Modeling tides in the western North Atlantic using unstructured graded grids

This paper describes grid convergence studies for a finite-element-based tidal model of the western North Atlantic, Gulf of Mexico and Caribbean. The very large computational domain used for this tidal model encompasses both the coastal and the deep ocean and facilitates the specification of boundary conditions. Due to the large variability in depths as well as scale content of the tides within the model domain, an optimal unstructured graded grid with highly variable finite element areas is developed which significantly reduces the size of the discrete problem while improving the accuracy of the computations. The convergence studies include computations for a sequence of regularly discretized grids ranging from a very coarse 1.6° × 1.6° mesh to a very fine 6’ × 6’ to 12’ × 12’ mesh as well as unstructured graded grids with resolutions varying between 1.6° and 5’ within each mesh.
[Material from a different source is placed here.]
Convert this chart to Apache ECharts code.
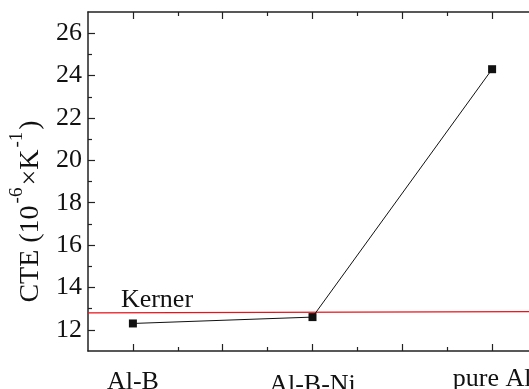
<!DOCTYPE html>
<html>
<head>
<meta charset="utf-8">
<script src="https://cdn.jsdelivr.net/npm/echarts@6/dist/echarts.min.js"></script>
<style>html,body{margin:0;padding:0;background:#fff}#c{width:529px;height:389px}</style>
</head>
<body>
<div id="c"></div>
<script>
// ---- data ----
const categories = ['Al-B', 'Al-B-Ni', 'pure Al'];
const categoryPositions = [1, 2, 3];
const cteValues = [12.3, 12.6, 24.3];
const kernerX = [0.75, 3.25];
const kernerValues = [12.8, 12.86];
const kernerLabel = 'Kerner';
const kernerLabelPos = [1.134, 13.38];
const yTickValues = [12, 14, 16, 18, 20, 22, 24, 26];
const yMinorTickValues = [13, 15, 17, 19, 21, 23, 25];
const xMajorTickValues = [1, 1.5, 2, 2.5, 3];
const xMinorTickValues = [1.25, 1.75, 2.25, 2.75];

const FONT = '"Liberation Serif", "Times New Roman", serif';
const AXIS_COLOR = '#222';

const chart = echarts.init(document.getElementById('c'), null, {renderer: 'canvas'});

function xAx(position, ticks, len, showLine, showLabel) {
  return {
    type: 'value', position: position, min: 0.75, max: 3.25,
    axisLine: {show: showLine, onZero: false, lineStyle: {color: AXIS_COLOR, width: 1.5}},
    axisTick: {show: true, inside: true, length: len, customValues: ticks, lineStyle: {color: AXIS_COLOR, width: 1.2}},
    axisLabel: showLabel ? {
      show: true, customValues: categoryPositions, margin: 14,
      fontFamily: FONT, fontSize: 26, color: '#111',
      formatter: function (v) {
        const i = categoryPositions.indexOf(Math.round(v));
        return '{s' + i + '|' + categories[i] + '}';
      },
      rich: {
        s0: {fontFamily: FONT, fontSize: 26, color: '#111', padding: [4, 0, 0, 0]},
        s1: {fontFamily: FONT, fontSize: 26, color: '#111', padding: [7, 0, 0, 0]},
        s2: {fontFamily: FONT, fontSize: 26, color: '#111', padding: [1, 0, 0, 0]}
      }
    } : {show: false},
    splitLine: {show: false}
  };
}
function yAx(ticks, len, showLine, showLabel, withName) {
  const ax = {
    type: 'value', position: 'left', min: 11, max: 27,
    axisLine: {show: showLine, onZero: false, lineStyle: {color: AXIS_COLOR, width: 1.5}},
    axisTick: {show: true, inside: true, length: len, customValues: ticks, lineStyle: {color: AXIS_COLOR, width: 1.2}},
    axisLabel: showLabel ? {show: true, customValues: yTickValues, margin: 6, fontFamily: FONT, fontSize: 26, color: '#111'} : {show: false},
    splitLine: {show: false}
  };
  if (withName) {
    ax.name = '{m|CTE (10}{s|-6}{m|×K}{s|-1}{m|)}';
    ax.nameLocation = 'middle';
    ax.nameRotate = 90;
    ax.nameGap = 39;
    ax.nameTextStyle = {
      fontFamily: FONT, fontSize: 28, color: '#111',
      padding: [0, 60, 0, 0],
      rich: {
        m: {fontFamily: FONT, fontSize: 28, color: '#111', lineHeight: 30, verticalAlign: 'bottom'},
        s: {fontFamily: FONT, fontSize: 19, color: '#111', lineHeight: 19, verticalAlign: 'bottom', padding: [0, 2, 19, 2]}
      }
    };
  }
  return ax;
}

chart.setOption({
  animation: false,
  backgroundColor: '#fff',
  grid: {left: 88, top: 12, right: -8, bottom: 38, outerBoundsMode: 'none', containLabel: false},
  xAxis: [
    xAx('bottom', xMajorTickValues, 7, true, true),
    xAx('bottom', xMinorTickValues, 4, false, false),
    xAx('top', xMajorTickValues, 7, true, false),
    xAx('top', xMinorTickValues, 4, false, false)
  ],
  yAxis: [
    yAx(yTickValues, 7, true, true, true),
    yAx(yMinorTickValues, 4, false, false, false)
  ],
  series: [
    {
      type: 'line', xAxisIndex: 0, yAxisIndex: 0,
      data: kernerX.map((x, i) => [x, kernerValues[i]]),
      showSymbol: false, symbol: 'none',
      lineStyle: {color: '#e8141b', width: 1.2},
      markPoint: {
        symbol: 'circle', symbolSize: 0,
        data: [{coord: kernerLabelPos, value: kernerLabel}],
        label: {show: true, position: 'inside', formatter: kernerLabel, fontFamily: FONT, fontSize: 26, color: '#111'}
      },
      z: 2
    },
    {
      type: 'line', xAxisIndex: 0, yAxisIndex: 0,
      data: categoryPositions.map((x, i) => [x, cteValues[i]]),
      symbol: 'rect', symbolSize: 8,
      itemStyle: {color: '#111'},
      lineStyle: {color: '#111', width: 1},
      z: 3
    }
  ]
});
</script>
</body>
</html>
Resolution requirements are related to depth, gradients in topography as well as the resolution of the coastal boundary. The final optimal graded grid has a tidal response which is comparable to that of the finest regular grid in most regions. The optimal graded grid is then forced with Schwiderski’s (1979, 1980, 1981a—g) global model on the open ocean boundary and tidal potential forcing functions within the interior domain. The structure of the tides is examined, computed co-tidal charts are presented and comparisons are made between the computed results and field data at 77 stations within the model domain.